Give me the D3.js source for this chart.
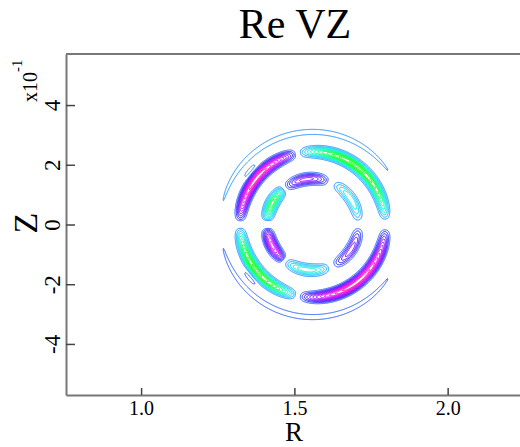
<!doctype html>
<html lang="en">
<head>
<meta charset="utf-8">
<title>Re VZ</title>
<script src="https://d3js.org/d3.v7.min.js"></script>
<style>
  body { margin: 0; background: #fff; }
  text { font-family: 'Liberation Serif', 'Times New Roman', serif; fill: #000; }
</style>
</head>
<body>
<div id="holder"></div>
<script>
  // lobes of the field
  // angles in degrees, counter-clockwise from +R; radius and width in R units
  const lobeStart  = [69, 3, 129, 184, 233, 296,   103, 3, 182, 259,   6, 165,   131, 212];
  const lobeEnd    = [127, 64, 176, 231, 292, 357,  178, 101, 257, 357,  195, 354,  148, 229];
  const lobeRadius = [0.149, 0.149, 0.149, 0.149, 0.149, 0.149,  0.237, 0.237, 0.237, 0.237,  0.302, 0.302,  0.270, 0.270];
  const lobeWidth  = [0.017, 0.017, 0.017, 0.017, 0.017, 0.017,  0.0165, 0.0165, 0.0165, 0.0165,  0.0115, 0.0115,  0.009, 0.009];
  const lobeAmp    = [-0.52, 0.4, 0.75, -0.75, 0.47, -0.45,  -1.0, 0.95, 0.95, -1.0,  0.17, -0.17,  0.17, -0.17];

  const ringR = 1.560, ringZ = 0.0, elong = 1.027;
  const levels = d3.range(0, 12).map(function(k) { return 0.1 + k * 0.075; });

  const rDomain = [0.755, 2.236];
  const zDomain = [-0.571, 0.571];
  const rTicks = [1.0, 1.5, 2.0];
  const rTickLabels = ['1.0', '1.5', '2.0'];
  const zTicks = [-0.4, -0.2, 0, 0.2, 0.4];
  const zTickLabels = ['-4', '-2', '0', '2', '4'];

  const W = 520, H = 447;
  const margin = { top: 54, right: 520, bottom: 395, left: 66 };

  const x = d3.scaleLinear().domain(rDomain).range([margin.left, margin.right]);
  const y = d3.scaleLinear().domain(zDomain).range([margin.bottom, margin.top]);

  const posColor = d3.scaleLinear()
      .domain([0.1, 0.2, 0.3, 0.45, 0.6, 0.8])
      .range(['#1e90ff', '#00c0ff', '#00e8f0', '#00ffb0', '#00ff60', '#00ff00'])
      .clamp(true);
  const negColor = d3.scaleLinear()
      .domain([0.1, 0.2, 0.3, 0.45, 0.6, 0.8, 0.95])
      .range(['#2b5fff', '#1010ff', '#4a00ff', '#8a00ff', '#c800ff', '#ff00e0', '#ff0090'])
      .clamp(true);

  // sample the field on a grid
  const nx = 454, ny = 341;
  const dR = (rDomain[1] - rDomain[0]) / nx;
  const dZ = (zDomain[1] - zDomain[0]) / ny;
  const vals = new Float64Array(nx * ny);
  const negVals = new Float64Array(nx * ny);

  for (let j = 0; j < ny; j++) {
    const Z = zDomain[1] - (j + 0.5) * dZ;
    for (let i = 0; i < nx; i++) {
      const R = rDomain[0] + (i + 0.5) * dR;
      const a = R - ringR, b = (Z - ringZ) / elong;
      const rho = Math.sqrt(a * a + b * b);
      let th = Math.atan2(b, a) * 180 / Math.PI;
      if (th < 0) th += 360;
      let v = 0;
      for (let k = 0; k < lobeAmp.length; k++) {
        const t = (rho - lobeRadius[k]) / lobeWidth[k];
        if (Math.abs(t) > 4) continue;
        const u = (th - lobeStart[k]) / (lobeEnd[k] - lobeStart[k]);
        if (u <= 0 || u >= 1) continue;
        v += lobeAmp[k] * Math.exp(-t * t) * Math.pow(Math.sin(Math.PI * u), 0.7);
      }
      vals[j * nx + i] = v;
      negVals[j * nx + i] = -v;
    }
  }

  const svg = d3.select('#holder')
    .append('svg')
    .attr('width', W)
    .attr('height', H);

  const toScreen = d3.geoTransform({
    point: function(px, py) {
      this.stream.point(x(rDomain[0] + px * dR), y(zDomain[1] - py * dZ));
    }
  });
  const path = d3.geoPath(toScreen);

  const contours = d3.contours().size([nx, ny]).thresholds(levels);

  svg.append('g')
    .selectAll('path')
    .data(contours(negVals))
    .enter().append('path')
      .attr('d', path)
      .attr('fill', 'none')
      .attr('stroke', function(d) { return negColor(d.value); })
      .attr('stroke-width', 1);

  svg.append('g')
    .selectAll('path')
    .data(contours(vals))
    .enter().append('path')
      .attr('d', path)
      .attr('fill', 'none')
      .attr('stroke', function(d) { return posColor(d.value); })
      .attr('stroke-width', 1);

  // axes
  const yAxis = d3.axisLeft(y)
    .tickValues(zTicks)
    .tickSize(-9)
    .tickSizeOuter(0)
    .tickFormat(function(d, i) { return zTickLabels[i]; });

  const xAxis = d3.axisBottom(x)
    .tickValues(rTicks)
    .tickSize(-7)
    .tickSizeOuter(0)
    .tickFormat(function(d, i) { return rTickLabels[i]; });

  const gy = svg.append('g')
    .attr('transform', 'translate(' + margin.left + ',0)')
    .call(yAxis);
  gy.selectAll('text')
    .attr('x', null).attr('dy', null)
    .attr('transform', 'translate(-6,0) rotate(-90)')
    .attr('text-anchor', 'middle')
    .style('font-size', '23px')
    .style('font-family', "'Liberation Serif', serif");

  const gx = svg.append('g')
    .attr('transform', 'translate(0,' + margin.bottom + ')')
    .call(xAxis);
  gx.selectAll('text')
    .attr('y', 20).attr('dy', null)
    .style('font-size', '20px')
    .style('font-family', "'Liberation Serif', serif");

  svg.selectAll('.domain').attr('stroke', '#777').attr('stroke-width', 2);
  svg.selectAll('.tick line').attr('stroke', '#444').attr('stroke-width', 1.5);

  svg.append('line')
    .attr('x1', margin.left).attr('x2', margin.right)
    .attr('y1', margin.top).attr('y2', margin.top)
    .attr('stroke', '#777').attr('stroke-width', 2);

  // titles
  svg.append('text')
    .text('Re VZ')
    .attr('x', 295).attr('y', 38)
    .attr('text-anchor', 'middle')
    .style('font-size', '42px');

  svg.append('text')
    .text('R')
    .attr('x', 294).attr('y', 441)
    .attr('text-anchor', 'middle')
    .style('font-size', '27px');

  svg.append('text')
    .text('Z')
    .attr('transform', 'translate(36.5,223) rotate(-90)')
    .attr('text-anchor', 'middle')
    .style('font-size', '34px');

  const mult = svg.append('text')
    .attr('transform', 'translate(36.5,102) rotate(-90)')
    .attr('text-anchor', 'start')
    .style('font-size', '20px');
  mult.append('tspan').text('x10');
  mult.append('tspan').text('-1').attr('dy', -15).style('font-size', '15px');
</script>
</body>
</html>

--*--

Requirements: Omit every picture, then repeat the remaining data exactly as it appears above.

Result:
Give me the D3.js source for this chart.
<!doctype html>
<html lang="en">
<head>
<meta charset="utf-8">
<title>Re VZ</title>
<script src="https://d3js.org/d3.v7.min.js"></script>
<style>
  body { margin: 0; background: #fff; }
  text { font-family: 'Liberation Serif', 'Times New Roman', serif; fill: #000; }
</style>
</head>
<body>
<div id="holder"></div>
<script>
  // lobes of the field
  // angles in degrees, counter-clockwise from +R; radius and width in R units
  const lobeStart  = [69, 3, 129, 184, 233, 296,   103, 3, 182, 259,   6, 165,   131, 212];
  const lobeEnd    = [127, 64, 176, 231, 292, 357,  178, 101, 257, 357,  195, 354,  148, 229];
  const lobeRadius = [0.149, 0.149, 0.149, 0.149, 0.149, 0.149,  0.237, 0.237, 0.237, 0.237,  0.302, 0.302,  0.270, 0.270];
  const lobeWidth  = [0.017, 0.017, 0.017, 0.017, 0.017, 0.017,  0.0165, 0.0165, 0.0165, 0.0165,  0.0115, 0.0115,  0.009, 0.009];
  const lobeAmp    = [-0.52, 0.4, 0.75, -0.75, 0.47, -0.45,  -1.0, 0.95, 0.95, -1.0,  0.17, -0.17,  0.17, -0.17];

  const ringR = 1.560, ringZ = 0.0, elong = 1.027;
  const levels = d3.range(0, 12).map(function(k) { return 0.1 + k * 0.075; });

  const rDomain = [0.755, 2.236];
  const zDomain = [-0.571, 0.571];
  const rTicks = [1.0, 1.5, 2.0];
  const rTickLabels = ['1.0', '1.5', '2.0'];
  const zTicks = [-0.4, -0.2, 0, 0.2, 0.4];
  const zTickLabels = ['-4', '-2', '0', '2', '4'];

  const W = 520, H = 447;
  const margin = { top: 54, right: 520, bottom: 395, left: 66 };

  const x = d3.scaleLinear().domain(rDomain).range([margin.left, margin.right]);
  const y = d3.scaleLinear().domain(zDomain).range([margin.bottom, margin.top]);

  const posColor = d3.scaleLinear()
      .domain([0.1, 0.2, 0.3, 0.45, 0.6, 0.8])
      .range(['#1e90ff', '#00c0ff', '#00e8f0', '#00ffb0', '#00ff60', '#00ff00'])
      .clamp(true);
  const negColor = d3.scaleLinear()
      .domain([0.1, 0.2, 0.3, 0.45, 0.6, 0.8, 0.95])
      .range(['#2b5fff', '#1010ff', '#4a00ff', '#8a00ff', '#c800ff', '#ff00e0', '#ff0090'])
      .clamp(true);

  // sample the field on a grid
  const nx = 454, ny = 341;
  const dR = (rDomain[1] - rDomain[0]) / nx;
  const dZ = (zDomain[1] - zDomain[0]) / ny;
  const vals = new Float64Array(nx * ny);
  const negVals = new Float64Array(nx * ny);

  for (let j = 0; j < ny; j++) {
    const Z = zDomain[1] - (j + 0.5) * dZ;
    for (let i = 0; i < nx; i++) {
      const R = rDomain[0] + (i + 0.5) * dR;
      const a = R - ringR, b = (Z - ringZ) / elong;
      const rho = Math.sqrt(a * a + b * b);
      let th = Math.atan2(b, a) * 180 / Math.PI;
      if (th < 0) th += 360;
      let v = 0;
      for (let k = 0; k < lobeAmp.length; k++) {
        const t = (rho - lobeRadius[k]) / lobeWidth[k];
        if (Math.abs(t) > 4) continue;
        const u = (th - lobeStart[k]) / (lobeEnd[k] - lobeStart[k]);
        if (u <= 0 || u >= 1) continue;
        v += lobeAmp[k] * Math.exp(-t * t) * Math.pow(Math.sin(Math.PI * u), 0.7);
      }
      vals[j * nx + i] = v;
      negVals[j * nx + i] = -v;
    }
  }

  const svg = d3.select('#holder')
    .append('svg')
    .attr('width', W)
    .attr('height', H);

  const toScreen = d3.geoTransform({
    point: function(px, py) {
      this.stream.point(x(rDomain[0] + px * dR), y(zDomain[1] - py * dZ));
    }
  });
  const path = d3.geoPath(toScreen);

  const contours = d3.contours().size([nx, ny]).thresholds(levels);

  svg.append('g')
    .selectAll('path')
    .data(contours(negVals))
    .enter().append('path')
      .attr('d', path)
      .attr('fill', 'none')
      .attr('stroke', function(d) { return negColor(d.value); })
      .attr('stroke-width', 1);

  svg.append('g')
    .selectAll('path')
    .data(contours(vals))
    .enter().append('path')
      .attr('d', path)
      .attr('fill', 'none')
      .attr('stroke', function(d) { return posColor(d.value); })
      .attr('stroke-width', 1);

  // axes
  const yAxis = d3.axisLeft(y)
    .tickValues(zTicks)
    .tickSize(-9)
    .tickSizeOuter(0)
    .tickFormat(function(d, i) { return zTickLabels[i]; });

  const xAxis = d3.axisBottom(x)
    .tickValues(rTicks)
    .tickSize(-7)
    .tickSizeOuter(0)
    .tickFormat(function(d, i) { return rTickLabels[i]; });

  const gy = svg.append('g')
    .attr('transform', 'translate(' + margin.left + ',0)')
    .call(yAxis);
  gy.selectAll('text')
    .attr('x', null).attr('dy', null)
    .attr('transform', 'translate(-6,0) rotate(-90)')
    .attr('text-anchor', 'middle')
    .style('font-size', '23px')
    .style('font-family', "'Liberation Serif', serif");

  const gx = svg.append('g')
    .attr('transform', 'translate(0,' + margin.bottom + ')')
    .call(xAxis);
  gx.selectAll('text')
    .attr('y', 20).attr('dy', null)
    .style('font-size', '20px')
    .style('font-family', "'Liberation Serif', serif");

  svg.selectAll('.domain').attr('stroke', '#777').attr('stroke-width', 2);
  svg.selectAll('.tick line').attr('stroke', '#444').attr('stroke-width', 1.5);

  svg.append('line')
    .attr('x1', margin.left).attr('x2', margin.right)
    .attr('y1', margin.top).attr('y2', margin.top)
    .attr('stroke', '#777').attr('stroke-width', 2);

  // titles
  svg.append('text')
    .text('Re VZ')
    .attr('x', 295).attr('y', 38)
    .attr('text-anchor', 'middle')
    .style('font-size', '42px');

  svg.append('text')
    .text('R')
    .attr('x', 294).attr('y', 441)
    .attr('text-anchor', 'middle')
    .style('font-size', '27px');

  svg.append('text')
    .text('Z')
    .attr('transform', 'translate(36.5,223) rotate(-90)')
    .attr('text-anchor', 'middle')
    .style('font-size', '34px');

  const mult = svg.append('text')
    .attr('transform', 'translate(36.5,102) rotate(-90)')
    .attr('text-anchor', 'start')
    .style('font-size', '20px');
  mult.append('tspan').text('x10');
  mult.append('tspan').text('-1').attr('dy', -15).style('font-size', '15px');
</script>
</body>
</html>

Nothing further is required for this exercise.